但從另一方面來說,我一直認為病人與病人家屬也必須學著去理解並體諒醫療人員背後的辛苦與困境。其實病人對醫療人員的怒目相向也不在少見,特別是我們這幾十年來特別強調「病人的權利」、「醫療是種服務業」的過度解讀的情況下,有時病人或者是家屬會忽略掉一種對人的基本尊重。
正如同我們希望醫療人員能夠理解病人的「一期一會」,我們也希望病人及其家屬能夠理解,醫療人員不僅要處理你的「一期一會」,他們同時還得處理許多病人的「一期一會」。但醫療人員的時間、精力是固定的,我們在過度要求他們的醫療態度時,是否也曾關懷過他們是否也已經在體力耗盡的邊緣?當他們面臨這些臨床醫療場域中與疾病分秒必爭搶救病人的生命的同時,我們是否也可以多一點對人的基本同理心?去想想他們究竟已經多久沒有坐下來休息一下、喝一口水了?
每個早晨,我們還在睡夢中時,許多醫療人員已經在醫院開始他們緊湊的醫療工作;當我們在餐廳享用一頓豐富的晚餐,愉快的打卡上傳照片時,他們可能還在門診工作中一個接一個病人的進行診療;而深夜當我們安詳地進入夢鄉時,他們可能還在手術台上奮戰,努力搶救病人的生命。而這一些難道不值得我們給予更多的尊重與體諒嗎?
任何一種「關係」,不論是朋友關係、親子關係、夫妻關係等,都必須建基在互相尊重與體諒上,這一段關係才有可能走的健康、走得長遠。醫病關係也不例外。過於強調病人的權利,而忽略病人的義務以及損害醫療人員的權利,都不是一種健全的狀態;反之亦然。

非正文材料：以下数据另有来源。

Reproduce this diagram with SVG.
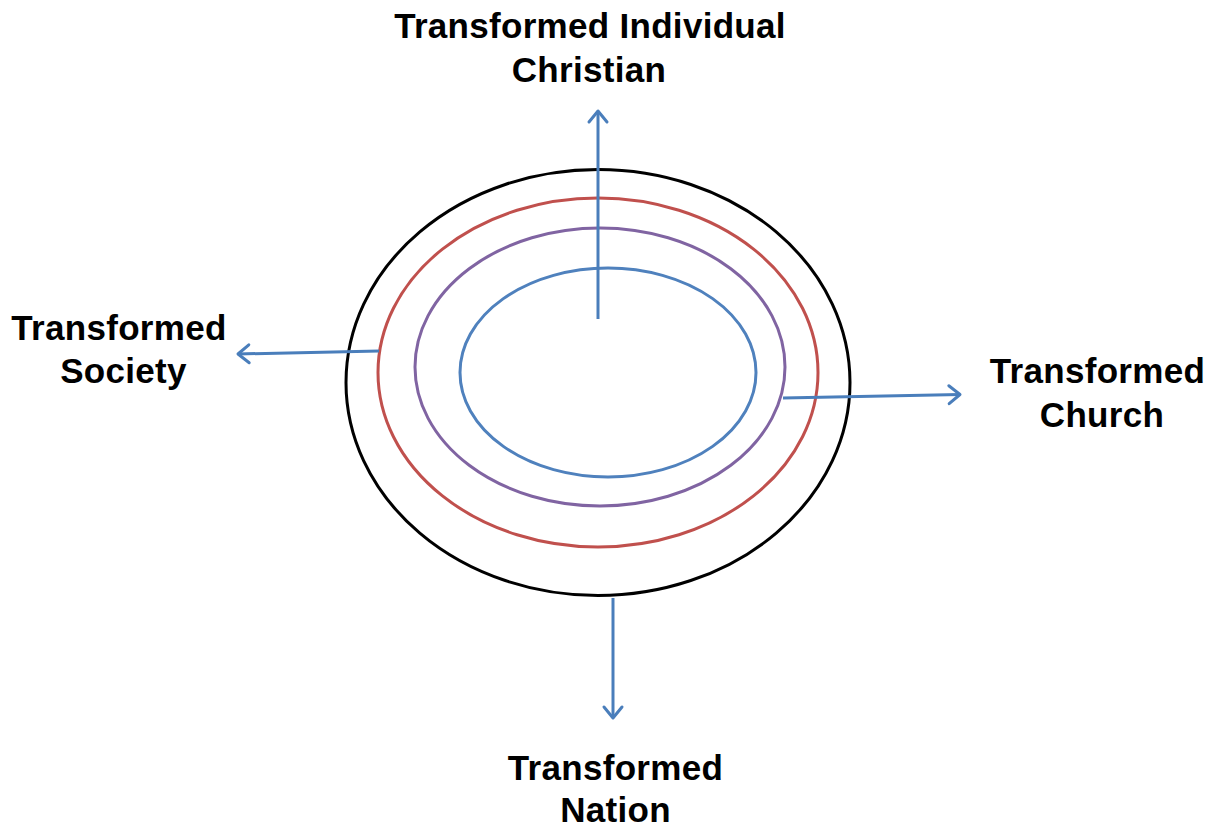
<svg xmlns="http://www.w3.org/2000/svg" width="1217" height="830" viewBox="0 0 1217 830">
<style>
.lbl{font-family:"Liberation Sans",Arial,sans-serif;font-weight:bold;font-size:35px;letter-spacing:0.3px;fill:#000;text-anchor:middle}
.ring{fill:none}
.arr{stroke:#4a7ebb;stroke-width:3;fill:none;marker-end:url(#ah)}
</style>
<defs>
<marker id="ah" markerUnits="userSpaceOnUse" markerWidth="24" markerHeight="24" viewBox="-14 -12 16 24" refX="0" refY="0" orient="auto">
<path d="M-11,-9 L0,0 L-11,9" fill="none" stroke="#4a7ebb" stroke-width="3" stroke-linecap="round" stroke-linejoin="round"/>
</marker>
</defs>
<rect width="1217" height="830" fill="#fff"/>
<g id="ring-outer"><ellipse class="ring" cx="598" cy="382.5" rx="252" ry="213" stroke="#000" stroke-width="3"/></g>
<g id="ring-red"><ellipse class="ring" cx="598" cy="372.5" rx="220" ry="174.5" stroke="#c0504d" stroke-width="3"/></g>
<g id="ring-purple"><ellipse class="ring" cx="600" cy="367" rx="185" ry="139" stroke="#8064a2" stroke-width="3"/></g>
<g id="ring-blue"><ellipse class="ring" cx="608" cy="372.5" rx="148" ry="104.5" stroke="#4f81bd" stroke-width="3"/></g>
<g id="connectors">
<line class="arr" x1="598" y1="319" x2="598" y2="111"/>
<line class="arr" x1="379" y1="351" x2="238" y2="354"/>
<line class="arr" x1="783" y1="398" x2="960" y2="394.5"/>
<line class="arr" x1="613" y1="598" x2="613" y2="718"/>
</g>
<g id="label-individual">
<text class="lbl" x="590" y="37.5">Transformed Individual</text>
<text class="lbl" x="589" y="81.5">Christian</text>
</g>
<g id="label-society">
<text class="lbl" x="119" y="340">Transformed</text>
<text class="lbl" x="123.5" y="383">Society</text>
</g>
<g id="label-church">
<text class="lbl" x="1097.5" y="383">Transformed</text>
<text class="lbl" x="1102" y="427">Church</text>
</g>
<g id="label-nation">
<text class="lbl" x="615.5" y="780">Transformed</text>
<text class="lbl" x="615.5" y="822">Nation</text>
</g>
</svg>
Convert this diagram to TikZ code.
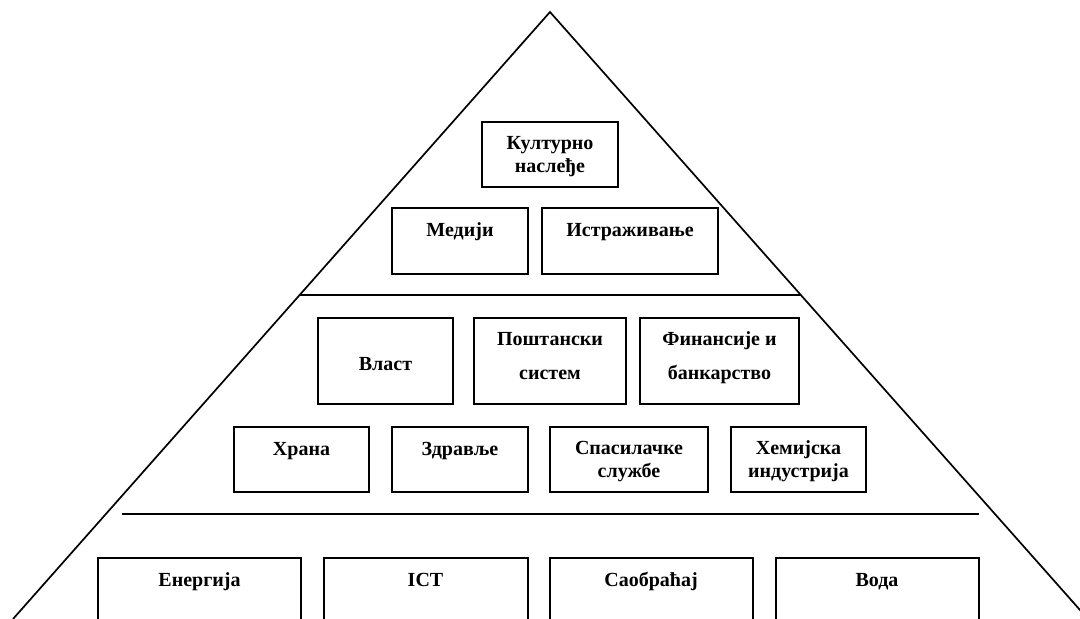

唯有雙方都能夠學習互相尊重、學著站在對方的角度去思考與體諒,這種關係才有可能良好的維繫下去,而所謂的信任才有可能 慢慢地滋生。
鼓聲可以是悠揚的,讓我們停止憤怒的鼓聲,試著理解每個人背後所經受的痛苦,學著體諒在每個情緒下的行為,當我們都能夠放下自身的成見,相信醫病關係能夠越來越好。